Glasgow researchers are also working on an active neutrino oscillation experiment, T2K, and will work towards a third-generation experiment, Hyper-K, that is aiming to discover CP violation in neutrinos.
The research supported by the new funding will be led by Professor Tony Doyle, of the School of Physics and Astronomy.
Professor Doyle said: “We’re delighted to be receiving this new funding from STFC, which will help us take forward our research in some of fascinating and fundamental areas of physics with our partners around the world.
“Researchers from the University of Glasgow have played key roles in the development of detectors like ATLAS for decades. We continue to invest in and promote a world-class detector development activity to enable longer-term initiatives, and our computing Grid strength is aimed at maximising our impact in LHC physics as well as promoting new areas.
“To enhance the programme, we have invested in generic detector developments leading to significant impact in sensors technologies. We have developed new capabilities in flip-chip bonding and chip design, complementing our well established core technical and engineering expertise.”
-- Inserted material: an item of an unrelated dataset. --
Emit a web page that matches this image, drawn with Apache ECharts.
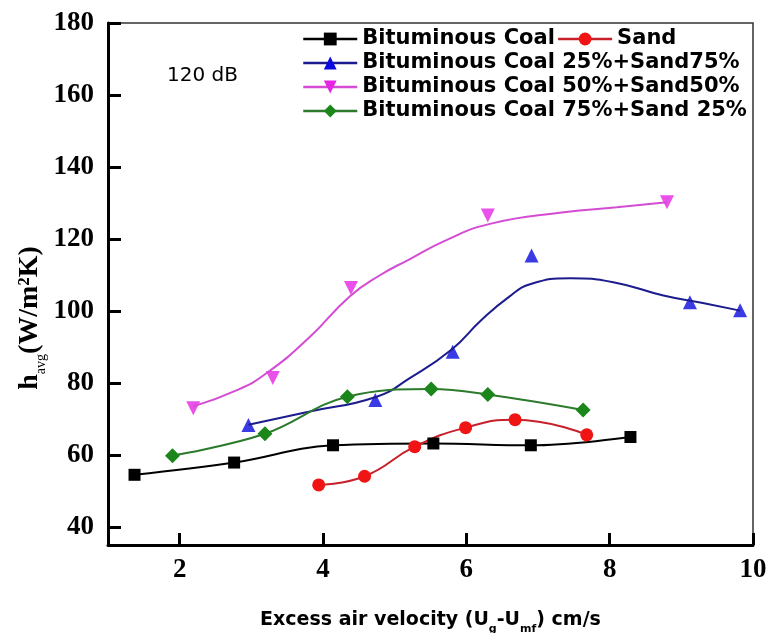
<!DOCTYPE html>
<html>
<head>
<meta charset="utf-8">
<script src="https://cdn.jsdelivr.net/npm/echarts@6/dist/echarts.min.js"></script>
<style>
  html, body { margin: 0; padding: 0; background: #fff; }
  #chart { width: 766px; height: 633px; }
</style>
</head>
<body>
<div id="chart"></div>
<script>
// values: x = excess air velocity (cm/s), y = h_avg (W/m2K)
var coalX = [1.37, 2.76, 4.14, 5.54, 6.90, 8.29];
var coalY = [54.5, 57.9, 62.7, 63.2, 62.7, 65.0];

var sandX = [3.94, 4.58, 5.28, 5.99, 6.68, 7.68];
var sandY = [51.7, 54.1, 62.3, 67.6, 69.8, 65.6];

var c25X = [2.96, 4.73, 5.81, 6.91, 9.12, 9.82];
var c25Y = [68.3, 75.3, 88.7, 115.4, 102.4, 100.2];
// fitted curve drawn in the figure
var c25CurveX = [2.96, 3.8, 4.75, 5.2, 5.8, 6.2, 6.6, 6.9, 7.45, 8.05, 8.75, 9.3, 9.82];
var c25CurveY = [68.4, 72.0, 76.2, 81.2, 89.4, 97.3, 104.0, 107.5, 109.1, 108.0, 104.3, 102.2, 100.1];

var c50X = [2.19, 3.30, 4.39, 6.30, 8.80];
var c50Y = [73.0, 81.4, 106.4, 126.5, 130.2];
var c50CurveX = [2.19, 2.8, 3.21, 3.8, 4.38, 4.8, 5.2, 5.7, 6.33, 7.36, 8.1, 8.8];
var c50CurveY = [73.5, 78.0, 82.7, 92.5, 104.2, 110.0, 114.3, 119.5, 124.2, 127.4, 128.8, 130.2];

var c75X = [1.90, 3.19, 4.34, 5.51, 6.30, 7.63];
var c75Y = [59.8, 65.9, 76.2, 78.3, 76.8, 72.5];

var names = [
  'Bituminous Coal',
  'Sand',
  'Bituminous Coal 25%+Sand75%',
  'Bituminous Coal 50%+Sand50%',
  'Bituminous Coal 75%+Sand 25%'
];
var xTicks = [2, 4, 6, 8, 10];
var yTicks = [40, 60, 80, 100, 120, 140, 160, 180];

function zip(xs, ys) {
  return xs.map(function (x, i) { return [x, ys[i]]; });
}

var tickFont = { fontFamily: 'Liberation Serif', fontWeight: 'bold', fontSize: 27, color: '#000' };

var chart = echarts.init(document.getElementById('chart'), null, { renderer: 'canvas' });

chart.setOption({
  animation: false,
  backgroundColor: '#fff',
  grid: {
    left: 108, right: 13, top: 23, bottom: 88,
    containLabel: false,
    outerBoundsMode: 'none',
    show: true, borderColor: '#333', borderWidth: 1.5
  },
  legend: {
    data: names,
    left: 297, top: 23, width: 455,
    orient: 'horizontal',
    itemWidth: 54, itemHeight: 16, itemGap: 2,
    lineStyle: { width: 2.5 },
    textStyle: { fontFamily: 'DejaVu Sans', fontWeight: 'bold', fontSize: 21, color: '#000', lineHeight: 22 }
  },
  xAxis: {
    type: 'value', min: 1, max: 10,
    name: '{a|Excess air velocity (U}{s|g}{a|-U}{s|mf}{a|) cm/s}',
    nameLocation: 'middle', nameGap: 60,
    nameTextStyle: {
      rich: {
        a: { fontFamily: 'DejaVu Sans', fontWeight: 'bold', fontSize: 19, color: '#000', lineHeight: 30 },
        s: { fontFamily: 'DejaVu Sans', fontWeight: 'bold', fontSize: 11, color: '#000', lineHeight: 12, verticalAlign: 'bottom' }
      }
    },
    axisLine: { lineStyle: { color: '#000', width: 3 } },
    axisTick: { inside: true, length: 12, customValues: xTicks, lineStyle: { color: '#000', width: 3 } },
    axisLabel: Object.assign({ customValues: xTicks, margin: 12 }, tickFont),
    splitLine: { show: false }
  },
  yAxis: {
    type: 'value', min: 35, max: 180,
    axisLine: { lineStyle: { color: '#000', width: 3 } },
    axisTick: { inside: true, length: 13, customValues: yTicks, lineStyle: { color: '#000', width: 3 } },
    axisLabel: Object.assign({ customValues: yTicks, margin: 14 }, tickFont),
    splitLine: { show: false }
  },
  graphic: [
    {
      type: 'text', x: 30, y: 318, rotation: Math.PI / 2,
      style: {
        text: '{a|h}{s|avg}{a|(W/m²K)}',
        align: 'center', verticalAlign: 'middle',
        rich: {
          a: { fontFamily: 'Liberation Serif', fontWeight: 'bold', fontSize: 28, fill: '#000', lineHeight: 36 },
          s: { fontFamily: 'Liberation Serif', fontSize: 14, fill: '#000', lineHeight: 14, verticalAlign: 'bottom' }
        }
      }
    },
    {
      type: 'text', x: 167, y: 76,
      style: { text: '120 dB', fontFamily: 'DejaVu Sans', fontSize: 20, fill: '#000', verticalAlign: 'middle' }
    }
  ],
  series: [
    {
      name: names[0], type: 'line', data: zip(coalX, coalY), smooth: 0.4,
      symbol: 'rect', symbolSize: 12,
      itemStyle: { color: '#000' }, lineStyle: { color: '#000', width: 2 }
    },
    {
      name: names[1], type: 'line', data: zip(sandX, sandY), smooth: 0.5,
      symbol: 'circle', symbolSize: 13,
      itemStyle: { color: '#f01414' }, lineStyle: { color: '#c8202a', width: 2 }
    },
    {
      name: names[2], type: 'line', data: zip(c25CurveX, c25CurveY), smooth: 0.5,
      symbol: 'triangle', symbolSize: 13, showSymbol: false,
      itemStyle: { color: '#0a0ae0' }, lineStyle: { color: '#1c1c8e', width: 2 }
    },
    {
      name: names[2], type: 'scatter', data: zip(c25X, c25Y),
      symbol: 'triangle', symbolSize: 14,
      itemStyle: { color: '#0a0ae0' }
    },
    {
      name: names[3], type: 'line', data: zip(c50CurveX, c50CurveY), smooth: 0.5,
      symbol: 'triangle', symbolRotate: 180, symbolSize: 13, showSymbol: false,
      itemStyle: { color: '#e524e5' }, lineStyle: { color: '#d44cd4', width: 2 }
    },
    {
      name: names[3], type: 'scatter', data: zip(c50X, c50Y),
      symbol: 'triangle', symbolRotate: 180, symbolSize: 14,
      itemStyle: { color: '#e524e5' }
    },
    {
      name: names[4], type: 'line', data: zip(c75X, c75Y), smooth: 0.4,
      symbol: 'diamond', symbolSize: 15,
      itemStyle: { color: '#1b871b' }, lineStyle: { color: '#2c7a2c', width: 2 }
    }
  ]
});
</script>
</body>
</html>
The STFC funding will support teams from 18 UK universities to carry out world-leading particle physics research over the next three years. This funding helps to keep the UK at the forefront of answering some of the biggest and most complex questions in science and supports the next generation of UK particle physicists.
Particle physics studies the world at the smallest possible distance scales and the highest achievable energies, seeking answers to fundamental questions about the structure of matter and the composition of the Universe.
Ten years after the UK researchers’ contribution to the Nobel Prize winning detection of the Higgs boson, some of the questions that the community is working to answer are:
- What is the Universe made of and why?
- What is the underlying nature of neutrinos?
- Why is there an imbalance between matter and antimatter in the Universe?
- How can we detect dark matter?
- Are there any new particles or particle interactions we can find?
Professor Grahame Blair, STFC Executive Director for Programmes, said: “STFC continues to support the experimental particle physics community in the UK in answering fundamental questions about our Universe.
“The grants are vital in supporting technicians, engineers and academics in their skills and expertise in the field, all while encouraging career development in fundamental research with both universities and international collaborators.
“This investment underpins the UK physics community and enables continued UK leadership in the field of experimental particle physics.”